GIVEN INSTRUCTION:
Pictures stay out of this copy, which runs from the first line of the material through the line containing "import plotly.graph_objects as go".

AVAILABLE DATA:

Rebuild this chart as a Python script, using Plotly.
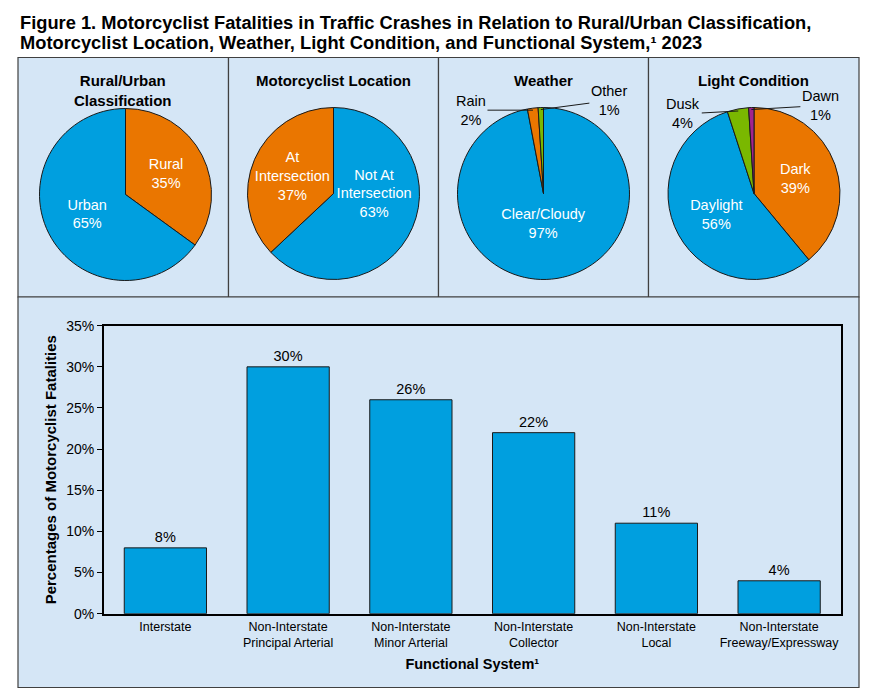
import math
import plotly.graph_objects as go

# the page body keeps an 8 px margin, so the figure is 16 px smaller than the window
OFF = 8
W, H = 876 - 2 * OFF, 696 - 2 * OFF
FONT = "Arial, Liberation Sans, sans-serif"
BLUE = "#009FDF"
ORANGE = "#EA7600"
GREEN = "#7AB800"
PURPLE = "#A3238E"
PANEL = "#D5E6F6"
CREAM = "#FFF4D9"

# ---- data ----
rural_labels = ["Rural", "Urban"]
rural_values = [35, 65]

location_labels = ["Not At<br>Intersection", "At<br>Intersection"]
location_values = [63, 37]

weather_labels = ["Clear/Cloudy", "Rain", "Other"]
weather_values = [97, 2, 1]

light_labels = ["Dark", "Daylight", "Dusk", "Dawn"]
light_values = [39, 56, 4, 1]

functional_systems = [
    "Interstate",
    "Non-Interstate<br>Principal Arterial",
    "Non-Interstate<br>Minor Arterial",
    "Non-Interstate<br>Collector",
    "Non-Interstate<br>Local",
    "Non-Interstate<br>Freeway/Expressway",
]
functional_values = [8, 30, 26, 22, 11, 4]
y_ticks = [0, 5, 10, 15, 20, 25, 30, 35]


def px(x):
    return (x - OFF) / W


def py(y):
    return 1 - (y - OFF) / H


def edge_point(values, i, cx, cy, r):
    # point on the rim at the middle of slice i (clockwise from 12 o'clock)
    mid = (sum(values[:i]) + values[i] / 2) / sum(values)
    a = 2 * math.pi * mid
    return cx + r * math.sin(a), cy - r * math.cos(a)


R = 86
pies = [
    dict(title="Rural/Urban<br>Classification", labels=rural_labels, values=rural_values,
         colors=[ORANGE, BLUE], cx=125.5, cy=194.5, panel=(18, 228.5), small={}),
    dict(title="Motorcyclist Location", labels=location_labels, values=location_values,
         colors=[BLUE, ORANGE], cx=333.5, cy=193.5, panel=(228.5, 438.5), small={}),
    dict(title="Weather", labels=weather_labels, values=weather_values,
         colors=[BLUE, ORANGE, GREEN], cx=543.5, cy=193.5, panel=(438.5, 648.5),
         small={1: (-62, 0), 2: (68, -9)}),
    dict(title="Light Condition", labels=light_labels, values=light_values,
         colors=[ORANGE, BLUE, GREEN, PURPLE], cx=754, cy=193.5, panel=(648.5, 859),
         small={2: (-55, 3), 3: (69, -4)}),
]

fig = go.Figure()
shapes = []
annotations = []

for p in pies:
    n = len(p["values"])
    texts = []
    positions = []
    for i in range(n):
        if i in p["small"]:
            texts.append(" ")
            positions.append("none")
        else:
            texts.append(f"{p['labels'][i]}<br>{p['values'][i]}%")
            positions.append("inside")
    fig.add_trace(go.Pie(
        labels=[l.replace("<br>", " ") for l in p["labels"]],
        values=p["values"],
        text=texts,
        textinfo="text",
        textposition=positions,
        insidetextorientation="horizontal",
        textfont=dict(size=14.5, color="white", family=FONT),
        marker=dict(colors=p["colors"], line=dict(color="#1a1a1a", width=1)),
        sort=False,
        direction="clockwise",
        rotation=0,
        showlegend=False,
        hoverinfo="label+percent",
        domain=dict(x=[px(p["cx"] - R), px(p["cx"] + R)],
                    y=[py(p["cy"] + R), py(p["cy"] - R)]),
    ))
    for i, (ax, ay) in p["small"].items():
        tx, ty = edge_point(p["values"], i, p["cx"], p["cy"], R - 2)
        annotations.append(dict(
            x=px(tx), y=py(ty), xref="paper", yref="paper",
            text=f"{p['labels'][i]}<br>{p['values'][i]}%",
            showarrow=True, arrowhead=0, arrowwidth=1, arrowcolor="#1a1a1a",
            ax=ax, ay=ay, font=dict(size=14.5, color="black", family=FONT),
        ))
    annotations.append(dict(
        x=px((p["panel"][0] + p["panel"][1]) / 2), y=py(70), xref="paper", yref="paper",
        text=f"<b>{p['title']}</b>", showarrow=False, xanchor="center", yanchor="top",
        font=dict(size=15, color="black", family=FONT),
    ))
    shapes.append(dict(type="rect", xref="paper", yref="paper", layer="below",
                       x0=px(p["panel"][0]), x1=px(p["panel"][1]), y0=py(297), y1=py(57.5),
                       fillcolor=PANEL, line=dict(color="#404040", width=1.2)))

shapes.append(dict(type="rect", xref="paper", yref="paper", layer="below",
                   x0=px(18), x1=px(859), y0=py(687.5), y1=py(297),
                   fillcolor=PANEL, line=dict(color="#404040", width=1.2)))

# two-line figure title
title_lines = [
    "Figure 1. Motorcyclist Fatalities in Traffic Crashes in Relation to Rural/Urban Classification,",
    "Motorcyclist Location, Weather, Light Condition, and Functional System,\u00b9 2023",
]
for k, line in enumerate(title_lines):
    annotations.append(dict(
        x=px(18), y=py(22 + 20.5 * k), xref="paper", yref="paper",
        xanchor="left", yanchor="middle", showarrow=False,
        text=f"<b>{line}</b>", font=dict(size=18.3, color="black", family=FONT),
    ))

fig.add_trace(go.Bar(
    x=functional_systems,
    y=functional_values,
    text=[f"{v}%" for v in functional_values],
    textposition="outside",
    textfont=dict(size=14, color="black", family=FONT),
    cliponaxis=False,
    marker=dict(color=BLUE, line=dict(color="#1a1a1a", width=1)),
    showlegend=False,
    hovertemplate="%{x}: %{y}%<extra></extra>",
))

fig.update_layout(
    width=W,
    height=H,
    margin=dict(l=0, r=0, t=0, b=0),
    paper_bgcolor="white",
    plot_bgcolor=CREAM,
    font=dict(family=FONT, color="black"),
    uniformtext=dict(minsize=14.5, mode="show"),
    bargap=0.33,
    xaxis=dict(
        domain=[px(104), px(840.5)],
        showline=True, linecolor="black", linewidth=2, mirror=True,
        ticks="", tickfont=dict(size=12.5),
        title=dict(text="<b>Functional System\u00b9</b>", font=dict(size=14.5), standoff=10),
        automargin=False,
    ),
    yaxis=dict(
        domain=[py(613.7), py(325.7)],
        range=[0, 35],
        tickvals=y_ticks,
        ticktext=[f"{t}%" for t in y_ticks],
        tickfont=dict(size=14),
        ticks="outside", ticklen=5, tickcolor="black",
        showline=True, linecolor="black", linewidth=2, mirror=True,
        showgrid=False, zeroline=False,
        title=dict(text="<b>Percentages of Motorcyclist Fatalities</b>", font=dict(size=15), standoff=6),
        automargin=False,
    ),
    shapes=shapes,
    annotations=annotations,
)

fig.write_html("out.html")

EXERCISE OUTPUT:
Rebuild this chart as a Python script, using Plotly.
import math
import plotly.graph_objects as go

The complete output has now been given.